▶ Short task
Return precisely the span of lines from the top of the material below to the line containing "XAxis, YAxis, ReferenceLine", both included. Pictures are excluded.
>> begin Material
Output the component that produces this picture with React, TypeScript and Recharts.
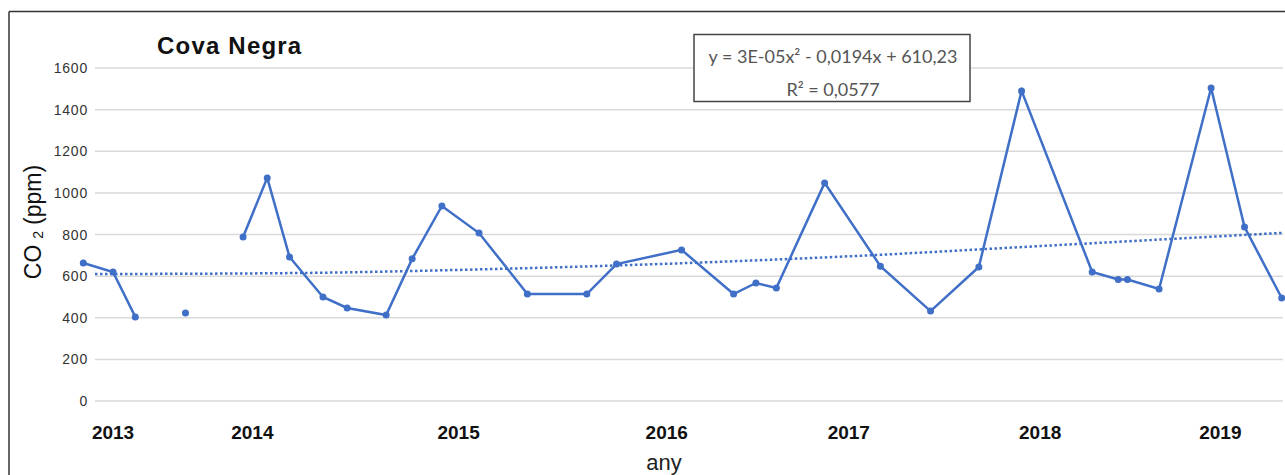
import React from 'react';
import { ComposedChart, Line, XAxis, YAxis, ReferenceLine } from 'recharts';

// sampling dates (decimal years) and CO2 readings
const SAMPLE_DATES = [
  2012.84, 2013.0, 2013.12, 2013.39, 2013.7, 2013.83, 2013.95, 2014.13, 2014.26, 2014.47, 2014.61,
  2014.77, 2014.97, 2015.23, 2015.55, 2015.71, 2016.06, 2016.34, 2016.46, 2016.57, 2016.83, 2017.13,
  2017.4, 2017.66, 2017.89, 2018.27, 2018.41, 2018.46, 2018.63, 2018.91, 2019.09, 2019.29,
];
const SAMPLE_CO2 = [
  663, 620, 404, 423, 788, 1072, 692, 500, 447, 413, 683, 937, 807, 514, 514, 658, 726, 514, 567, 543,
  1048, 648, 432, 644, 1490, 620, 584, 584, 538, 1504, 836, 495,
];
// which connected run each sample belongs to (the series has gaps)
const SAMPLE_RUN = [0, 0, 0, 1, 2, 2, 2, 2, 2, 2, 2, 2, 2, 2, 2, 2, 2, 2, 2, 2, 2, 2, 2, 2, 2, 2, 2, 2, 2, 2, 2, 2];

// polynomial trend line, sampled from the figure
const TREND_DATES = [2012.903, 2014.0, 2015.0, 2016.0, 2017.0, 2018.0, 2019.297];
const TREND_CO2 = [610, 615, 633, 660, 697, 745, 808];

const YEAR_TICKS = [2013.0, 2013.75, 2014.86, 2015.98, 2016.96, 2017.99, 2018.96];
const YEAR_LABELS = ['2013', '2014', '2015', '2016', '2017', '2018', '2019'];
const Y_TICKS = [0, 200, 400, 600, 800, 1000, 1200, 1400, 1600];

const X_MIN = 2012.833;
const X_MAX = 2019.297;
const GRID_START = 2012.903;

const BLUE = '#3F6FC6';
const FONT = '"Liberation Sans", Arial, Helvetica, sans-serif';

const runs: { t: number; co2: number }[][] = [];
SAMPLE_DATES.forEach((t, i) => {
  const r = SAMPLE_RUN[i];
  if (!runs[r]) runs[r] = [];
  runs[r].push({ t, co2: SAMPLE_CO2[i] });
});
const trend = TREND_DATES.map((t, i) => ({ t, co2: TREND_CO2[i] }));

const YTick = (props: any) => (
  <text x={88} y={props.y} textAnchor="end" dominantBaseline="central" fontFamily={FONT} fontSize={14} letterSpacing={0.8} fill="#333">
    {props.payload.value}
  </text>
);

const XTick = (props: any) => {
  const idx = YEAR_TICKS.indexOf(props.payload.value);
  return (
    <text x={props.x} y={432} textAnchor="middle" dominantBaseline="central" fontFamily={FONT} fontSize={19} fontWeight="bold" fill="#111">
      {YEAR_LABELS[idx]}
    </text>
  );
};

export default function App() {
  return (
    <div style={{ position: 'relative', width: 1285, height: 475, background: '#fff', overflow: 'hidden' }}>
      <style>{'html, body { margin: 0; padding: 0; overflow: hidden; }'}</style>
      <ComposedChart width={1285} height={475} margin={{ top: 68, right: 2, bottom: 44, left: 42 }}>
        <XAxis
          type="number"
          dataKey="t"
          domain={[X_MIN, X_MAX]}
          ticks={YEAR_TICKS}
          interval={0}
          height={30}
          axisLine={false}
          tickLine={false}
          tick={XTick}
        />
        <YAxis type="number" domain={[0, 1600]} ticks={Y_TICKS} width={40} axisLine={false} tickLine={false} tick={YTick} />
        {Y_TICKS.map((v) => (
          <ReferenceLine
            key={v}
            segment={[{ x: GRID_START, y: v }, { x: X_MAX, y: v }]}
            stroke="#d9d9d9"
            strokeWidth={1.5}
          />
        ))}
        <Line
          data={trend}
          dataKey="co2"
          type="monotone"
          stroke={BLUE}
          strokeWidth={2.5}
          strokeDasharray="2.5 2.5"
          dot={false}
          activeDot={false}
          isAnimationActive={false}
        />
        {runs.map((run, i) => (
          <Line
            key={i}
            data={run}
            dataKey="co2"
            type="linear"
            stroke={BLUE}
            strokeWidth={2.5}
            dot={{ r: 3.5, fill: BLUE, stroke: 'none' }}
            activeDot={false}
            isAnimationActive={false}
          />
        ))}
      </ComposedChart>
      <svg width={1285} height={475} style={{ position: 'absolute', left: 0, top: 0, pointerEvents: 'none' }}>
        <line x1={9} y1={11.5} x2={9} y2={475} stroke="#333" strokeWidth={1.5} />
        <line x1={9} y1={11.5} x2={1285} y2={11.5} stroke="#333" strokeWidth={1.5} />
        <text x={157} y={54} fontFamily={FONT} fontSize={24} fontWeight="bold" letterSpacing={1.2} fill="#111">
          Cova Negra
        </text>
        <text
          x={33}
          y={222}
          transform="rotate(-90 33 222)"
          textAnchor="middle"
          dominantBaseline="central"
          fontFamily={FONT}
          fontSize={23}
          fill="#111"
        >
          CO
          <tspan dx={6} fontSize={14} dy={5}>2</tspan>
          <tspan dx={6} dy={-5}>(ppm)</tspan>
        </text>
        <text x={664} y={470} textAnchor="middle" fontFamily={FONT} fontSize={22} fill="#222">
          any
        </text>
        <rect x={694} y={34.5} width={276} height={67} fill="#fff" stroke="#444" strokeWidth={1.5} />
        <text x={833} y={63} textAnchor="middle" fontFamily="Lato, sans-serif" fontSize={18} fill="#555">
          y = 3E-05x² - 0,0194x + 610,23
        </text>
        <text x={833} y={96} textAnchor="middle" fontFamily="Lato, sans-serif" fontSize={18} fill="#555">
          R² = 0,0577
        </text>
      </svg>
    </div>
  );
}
>> end Material
▶ Expected output
Output the component that produces this picture with React, TypeScript and Recharts.
import React from 'react';
import { ComposedChart, Line, XAxis, YAxis, ReferenceLine } from 'recharts';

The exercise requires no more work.